Some impressive worms, types various - sorry I am no epxert in these matters - but notably the one is pictured beside Mum to give a sense of scale: this curled around tape worm extracted from a human being's stomach. It is 8.8m long. Others include the worms attacking the intestine [below] and hand-drawn research documentation by the founding researchers at the institute who have discovered and named many new kinds of snail, worm and other delightful creature with parasitic habits, from Asia to Africa.

Finally we made a dash for the Ukiyo-e Ota Museum of Woodblock prints and paintings in a back lane-way in Harajuku, which turned out to be frustrating to locate especially in the flurry of bodies on Omotesando darting frantically towards luxury shops! Anyway, eventually we did find the barely labelled museum of dimly illuminated prints, including some of the world's greatest. The visibility issue was extremely irritating. There are ways to light art works without damaging them as many other galleries and museums testify so the dank, dingy display was disappointing, combined with the fact that from a collection of thousands, they only deigned to show one by the famous Hiroshige. That said, this was one of our only disappointing tourist experiences. Being in Harajuku, we glimpses at Meiji-Jingu and meandered part-way down the main Harajuku street so that Dad's curisooty abotu Tokyo fruits and outrageously costumed girls could be sated. We did not see to many totally weird goths, lolitas and other local wildlife, but enough to challenge my parents, probably. It's hard for me to find this weird anymore because the cos-play outfits are sadly so commercialised/regulated/ubiquitous that they are another form of uniform and disguise.

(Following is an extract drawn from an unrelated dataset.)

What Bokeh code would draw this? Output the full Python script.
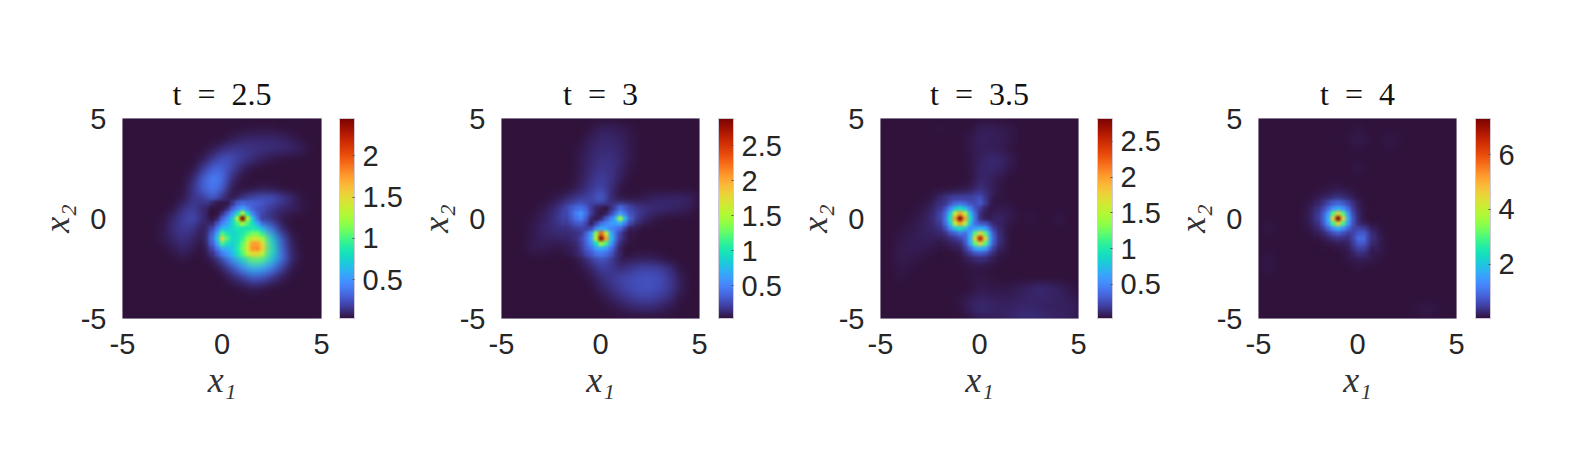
import numpy as np
from bokeh.embed import file_html
from bokeh.layouts import row
from bokeh.models import ColorBar, FixedTicker, LinearColorMapper, Range1d, Title
from bokeh.palettes import Turbo256
from bokeh.plotting import figure
from bokeh.resources import INLINE

# Field, in hundredths. Rows run top (x2=5) to bottom (x2=-5) in steps of 0.5,
# each row is (index of first non-background column, values); columns run x1=-5..5 in steps of 0.5.
P1_BASE = [(0, []), (13, [4, 4, 4]), (11, [6, 9, 10, 10, 10, 9, 6]), (9, [6, 11, 15, 15, 14, 13, 12, 11, 10, 7]),
           (8, [6, 16, 24, 22, 17, 12, 8, 5, 4]), (7, [4, 16, 30, 30, 20, 9, 4]), (7, [10, 28, 42, 35, 12, 4]),
           (6, [4, 14, 30, 38, 28, 6, 3, 4, 6, 5, 3]), (6, [5, 15, 17, 28, 12, 3, 15, 22, 26, 25, 18, 10, 4]),
           (5, [4, 13, 18, 10, 4, 3, 30, 55, 30, 22, 15, 10, 8, 5, 3]),
           (4, [4, 10, 18, 22, 12, 4, 30, 70, 245, 70, 18, 12, 5, 3]),
           (4, [5, 12, 17, 15, 5, 20, 65, 78, 85, 88, 60, 35, 10]),
           (4, [5, 10, 13, 10, 5, 32, 150, 78, 95, 140, 120, 70, 25, 6]),
           (5, [6, 10, 6, 3, 20, 58, 70, 110, 178, 155, 85, 30, 8]),
           (5, [3, 5, 3, 3, 8, 25, 50, 78, 110, 105, 70, 35, 10]),
           (10, [8, 22, 42, 60, 55, 38, 18, 5]), (11, [8, 15, 25, 22, 14, 6]), (12, [4, 6, 5]),
           (0, []), (0, []), (0, [])]
P2_BASE = [(10, [4, 4, 4]), (9, [5, 8, 8, 7, 5, 4]), (8, [4, 8, 11, 11, 9, 6, 4]), (8, [6, 10, 13, 13, 10, 6, 4]),
           (7, [4, 7, 11, 15, 15, 11, 6]), (8, [7, 13, 17, 16, 10, 5]), (8, [8, 15, 20, 16, 8, 4]),
           (7, [5, 10, 18, 24, 14, 5]), (4, [3, 5, 8, 15, 20, 22, 38, 12, 5, 5, 6, 9, 10, 10, 11, 9, 5]),
           (4, [6, 10, 18, 30, 42, 20, 8, 15, 40, 22, 17, 14, 12, 11, 9, 7, 4]),
           (3, [5, 8, 12, 20, 42, 50, 13, 12, 48, 145, 33, 14, 8, 5, 4]),
           (2, [3, 6, 10, 12, 15, 17, 22, 25, 70, 50, 38, 8, 4]),
           (2, [4, 6, 9, 9, 10, 12, 22, 65, 285, 80, 20, 5]),
           (2, [4, 7, 7, 6, 5, 8, 18, 42, 72, 42, 10, 4]),
           (2, [3, 4, 4, 3, 3, 3, 8, 20, 32, 20, 6, 7, 8, 8, 6, 3]),
           (8, [5, 10, 20, 18, 14, 18, 22, 22, 20, 14, 5]), (8, [3, 6, 13, 18, 22, 26, 28, 28, 26, 18, 8, 3]),
           (9, [4, 9, 14, 20, 25, 28, 28, 25, 18, 8, 3]), (10, [5, 9, 14, 18, 21, 21, 18, 12, 5]),
           (10, [3, 5, 7, 10, 11, 11, 9, 6, 3]), (11, [3, 3, 4, 4, 4, 3])]
P3_BASE = [(0, []), (6, [4, 3, 3, 3, 7, 7, 6, 5]), (9, [5, 8, 7, 7, 5]), (9, [5, 7, 7, 6, 4]), (9, [4, 8, 10, 10, 6]),
           (9, [4, 9, 10, 9, 5]), (10, [10, 8, 5]), (8, [4, 6, 14, 8, 4]), (5, [4, 10, 18, 20, 20, 28, 9, 4]),
           (4, [4, 8, 16, 48, 95, 52, 18, 5, 6, 5, 3]),
           (3, [4, 6, 10, 20, 95, 282, 95, 14, 6, 9, 6, 3, 5, 3, 3, 5, 3]),
           (2, [4, 5, 7, 9, 14, 48, 95, 52, 70, 35, 8, 3]), (2, [5, 6, 7, 7, 7, 12, 22, 70, 262, 70, 12, 3]),
           (2, [6, 6, 6, 5, 4, 5, 8, 35, 70, 35, 8]), (2, [6, 5, 4, 3, 3, 3, 4, 8, 12, 8, 4]),
           (2, [5, 4, 3, 3, 3, 3, 3, 4, 4]), (2, [4, 3, 3, 3, 3, 3, 3, 4, 5, 4]),
           (10, [6, 5, 5, 5, 7, 9, 11, 10, 8, 5]), (8, [4, 7, 9, 8, 7, 7, 8, 9, 9, 9, 8, 7, 5]),
           (8, [4, 8, 11, 10, 8, 9, 10, 10, 9, 8, 8, 8, 6]), (9, [4, 7, 7, 8, 10, 12, 13, 12, 10, 9, 8, 5])]
P4_BASE = [(0, []), (10, [4]), (9, [5, 10, 6, 3, 9, 5]), (10, [4, 2, 2, 4]), (0, []), (10, [8]), (0, []),
           (7, [4, 8, 5]), (6, [10, 22, 40, 22, 6, 2]), (5, [8, 30, 92, 170, 90, 18, 3]),
           (4, [3, 12, 40, 170, 733, 170, 24, 3]), (1, [8, 1, 1, 1, 6, 22, 85, 170, 85, 50, 32, 6]),
           (6, [6, 18, 35, 28, 90, 60, 14, 3]), (7, [3, 6, 14, 48, 32, 10, 2]),
           (1, [8, 1, 1, 1, 1, 1, 1, 1, 5, 15, 12, 4]), (1, [8, 1, 1, 1, 1, 1, 1, 1, 2, 4, 3]),
           (0, []), (0, []), (0, []), (16, [4, 8, 6]), (17, [6, 3])]

# Finer reading around the sharp peaks, in hundredths, steps of 0.25, rows top to bottom.
P1_FINE_X0, P1_FINE_Y0 = -0.5, 0.75
P1_FINE = [[10, 5, 5, 5, 15, 28, 33, 30, 30, 28, 25],
           [4, 4, 5, 12, 30, 42, 55, 42, 30, 25, 22],
           [3, 4, 14, 30, 50, 80, 125, 80, 42, 28, 20],
           [4, 10, 30, 45, 70, 130, 245, 130, 70, 35, 18],
           [10, 25, 42, 55, 75, 100, 130, 100, 80, 55, 32],
           [20, 38, 65, 65, 78, 85, 85, 85, 88, 82, 60],
           [28, 55, 100, 85, 75, 80, 88, 100, 110, 110, 90],
           [32, 70, 150, 100, 78, 80, 95, 120, 140, 140, 120],
           [28, 55, 100, 80, 72, 85, 105, 140, 175, 175, 145],
           [20, 38, 58, 62, 70, 88, 110, 145, 178, 180, 155],
           [13, 25, 38, 50, 62, 82, 102, 130, 150, 150, 130]]
P2_FINE_X0, P2_FINE_Y0 = -1.75, 0.5
P2_FINE = [[22, 30, 38, 42, 35, 20, 10, 8, 5, 15, 25, 40, 30, 22],
           [22, 34, 48, 58, 40, 20, 10, 5, 10, 25, 42, 60, 45, 27],
           [20, 30, 42, 50, 33, 13, 6, 12, 30, 48, 75, 145, 75, 33],
           [18, 24, 30, 33, 24, 8, 22, 40, 50, 60, 62, 70, 45, 22],
           [15, 17, 20, 22, 20, 25, 50, 70, 65, 50, 45, 38, 20, 8],
           [12, 14, 15, 18, 35, 60, 135, 230, 160, 70, 40, 22, 10, 5],
           [10, 12, 15, 22, 38, 65, 160, 285, 205, 80, 42, 20, 10, 5],
           [8, 10, 13, 20, 35, 55, 95, 150, 115, 60, 32, 14, 7, 5],
           [7, 8, 10, 18, 30, 42, 60, 72, 60, 42, 22, 10, 5, 4],
           [6, 7, 10, 15, 25, 32, 42, 45, 40, 30, 17, 10, 5, 5]]
P3_FINE_X0, P3_FINE_Y0 = -2.0, 1.0
P3_FINE = [[10, 14, 18, 20, 20, 20, 20, 22, 28, 16, 9, 5, 4],
           [12, 16, 26, 35, 40, 35, 28, 24, 30, 18, 8, 5, 4],
           [16, 26, 48, 75, 95, 75, 48, 28, 18, 9, 5, 5, 6],
           [20, 35, 75, 150, 200, 150, 75, 36, 14, 7, 5, 7, 7],
           [20, 40, 95, 200, 282, 200, 95, 40, 14, 7, 6, 8, 9],
           [17, 35, 75, 150, 200, 150, 75, 38, 30, 27, 18, 10, 8],
           [14, 24, 48, 75, 95, 75, 52, 60, 70, 60, 35, 18, 10],
           [10, 14, 24, 32, 42, 38, 62, 120, 175, 120, 60, 27, 11],
           [7, 9, 12, 17, 22, 32, 70, 175, 262, 175, 70, 30, 12],
           [5, 6, 8, 10, 12, 27, 60, 120, 175, 120, 60, 27, 11],
           [4, 4, 5, 6, 8, 18, 35, 60, 70, 60, 35, 18, 8],
           [3, 3, 3, 4, 5, 11, 18, 27, 30, 27, 18, 11, 5],
           [3, 3, 3, 3, 4, 6, 8, 11, 12, 11, 8, 6, 4]]
P4_FINE_X0, P4_FINE_Y0 = -2.0, 0.75
P4_FINE = [[20, 35, 55, 75, 85, 75, 55, 32, 15, 5, 2, 1],
           [30, 55, 92, 140, 170, 140, 90, 42, 18, 7, 3, 1],
           [38, 75, 140, 300, 460, 300, 140, 55, 22, 8, 3, 1],
           [40, 80, 170, 460, 733, 460, 170, 65, 24, 8, 3, 1],
           [32, 70, 140, 290, 450, 290, 140, 65, 28, 18, 12, 4],
           [22, 45, 85, 130, 170, 130, 85, 55, 50, 45, 32, 14],
           [12, 22, 40, 60, 75, 60, 45, 50, 72, 78, 55, 25],
           [6, 10, 18, 28, 35, 30, 28, 55, 92, 95, 55, 28],
           [3, 5, 8, 12, 15, 15, 20, 42, 72, 75, 48, 22],
           [2, 2, 3, 5, 6, 8, 14, 30, 48, 48, 32, 15],
           [1, 1, 2, 2, 3, 5, 8, 18, 28, 28, 20, 8]]

TITLES = ["t\u2002=\u20022.5", "t\u2002=\u20023", "t\u2002=\u20023.5", "t\u2002=\u20024"]
LOWS = [0.03, 0.03, 0.02, 0.01]
HIGHS = [2.45, 2.89, 2.82, 7.33]
BACKGROUNDS = [3, 3, 3, 1]
CB_TICKS = [[0.5, 1, 1.5, 2], [0.5, 1, 1.5, 2, 2.5], [0.5, 1, 1.5, 2, 2.5], [2, 4, 6]]
CB_LABELS = [["0.5", "1", "1.5", "2"], ["0.5", "1", "1.5", "2", "2.5"], ["0.5", "1", "1.5", "2", "2.5"], ["2", "4", "6"]]
AXIS_TICKS = [-5, 0, 5]
TICK_LABELS = ["-5", "0", "5"]

BASES = [P1_BASE, P2_BASE, P3_BASE, P4_BASE]
FINES = [(P1_FINE, P1_FINE_X0, P1_FINE_Y0), (P2_FINE, P2_FINE_X0, P2_FINE_Y0),
         (P3_FINE, P3_FINE_X0, P3_FINE_Y0), (P4_FINE, P4_FINE_X0, P4_FINE_Y0)]

WIDTHS = [412, 379, 378, 400]
LEFTS = [122, 88, 88, 88]
FRAME = 199
INK = "#262626"


def base_grid(rows, bg):
    arr = np.full((21, 21), float(bg))
    for i, (start, vals) in enumerate(rows):
        arr[i, start:start + len(vals)] = vals
    return np.flipud(arr) / 100.0


figs = []
for k in range(4):
    p = figure(width=WIDTHS[k], height=460, output_backend="svg", toolbar_location=None,
               x_range=Range1d(-5, 5), y_range=Range1d(-5, 5),
               min_border_left=LEFTS[k], min_border_right=WIDTHS[k] - LEFTS[k] - FRAME,
               min_border_top=118, min_border_bottom=460 - 118 - 200)
    mapper = LinearColorMapper(palette=Turbo256, low=LOWS[k], high=HIGHS[k])
    p.image(image=[base_grid(BASES[k], BACKGROUNDS[k])], x=-5.25, y=-5.25, dw=10.5, dh=10.5, color_mapper=mapper)
    fine, fx0, fy0 = FINES[k]
    arr = np.flipud(np.array(fine, dtype=float)) / 100.0
    ny, nx = arr.shape
    p.image(image=[arr], x=fx0 - 0.125, y=fy0 - (ny - 1) * 0.25 - 0.125, dw=nx * 0.25, dh=ny * 0.25, color_mapper=mapper)

    p.grid.visible = False
    p.background_fill_color = "#30123b"
    p.outline_line_color = "#cfc9d6"
    p.outline_line_width = 1
    p.add_layout(Title(text=TITLES[k], align="center", text_font="Liberation Serif", text_font_size="32px",
                       text_font_style="normal", text_color="#111111", standoff=13), "above")

    for ax in (p.xaxis[0], p.yaxis[0]):
        ax.axis_line_color = None
        ax.major_tick_line_color = None
        ax.minor_tick_line_color = None
        ax.ticker = FixedTicker(ticks=AXIS_TICKS)
        ax.major_label_overrides = dict(zip(AXIS_TICKS, TICK_LABELS))
        ax.major_label_text_font = "Liberation Sans"
        ax.major_label_text_font_size = "29px"
        ax.major_label_text_color = INK
        ax.axis_label_text_font = "Liberation Serif"
        ax.axis_label_text_font_style = "italic"
        ax.axis_label_text_font_size = "36px"
        ax.axis_label_text_color = "#333333"
    p.xaxis[0].major_label_standoff = 9
    p.xaxis[0].axis_label = "x\u2081"
    p.xaxis[0].axis_label_standoff = 3
    p.yaxis[0].major_label_standoff = 10
    p.yaxis[0].major_label_orientation = "horizontal"
    p.yaxis[0].axis_label = "x\u2082"
    p.yaxis[0].axis_label_standoff = 1

    cb = ColorBar(color_mapper=mapper, width=15, height=200, location=(217, 0), margin=0, padding=0,
                  ticker=FixedTicker(ticks=CB_TICKS[k]),
                  major_label_overrides=dict(zip(CB_TICKS[k], CB_LABELS[k])),
                  major_label_text_font="Liberation Sans", major_label_text_font_size="29px",
                  major_label_text_color=INK, label_standoff=8, major_tick_line_color="#555555",
                  major_tick_in=2, major_tick_out=0, minor_tick_line_color=None, bar_line_color="#cfc9d6",
                  background_fill_color=None, border_line_color=None)
    p.add_layout(cb)
    figs.append(p)

# The reference is a smoothly shaded surface: soften the cell edges of the SVG images in the browser.
SHADE = """<script>
function shadeImages(root) {
  root.querySelectorAll('*').forEach((el) => {
    if (el.tagName.toLowerCase() === 'image') {
      const w = parseFloat(el.getAttribute('width')) || 0;
      if (w > 30) el.style.filter = w >= 199 ? 'blur(4px)' : 'blur(1.8px)';
    }
    if (el.shadowRoot) shadeImages(el.shadowRoot);
  });
}
setInterval(() => shadeImages(document), 50);
</script>"""

html = file_html(row(*figs, spacing=0), INLINE)
open("out.html", "w").write(html.replace("</body>", SHADE + "</body>"))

The interesting exceptions are those more handy girls who craft customisations and additions on of their own or who can't afford the trappings of the shops and therefore innovate. Some girls clearly have a fine art degree just to complete their makeup and typically drag small suitcases behind them containing cosmetics and outfits for a day's parade. A queasy squid dinner confrontation at Ginza Lion was appeased by delicious ice-creamu concoctions from Shibuya.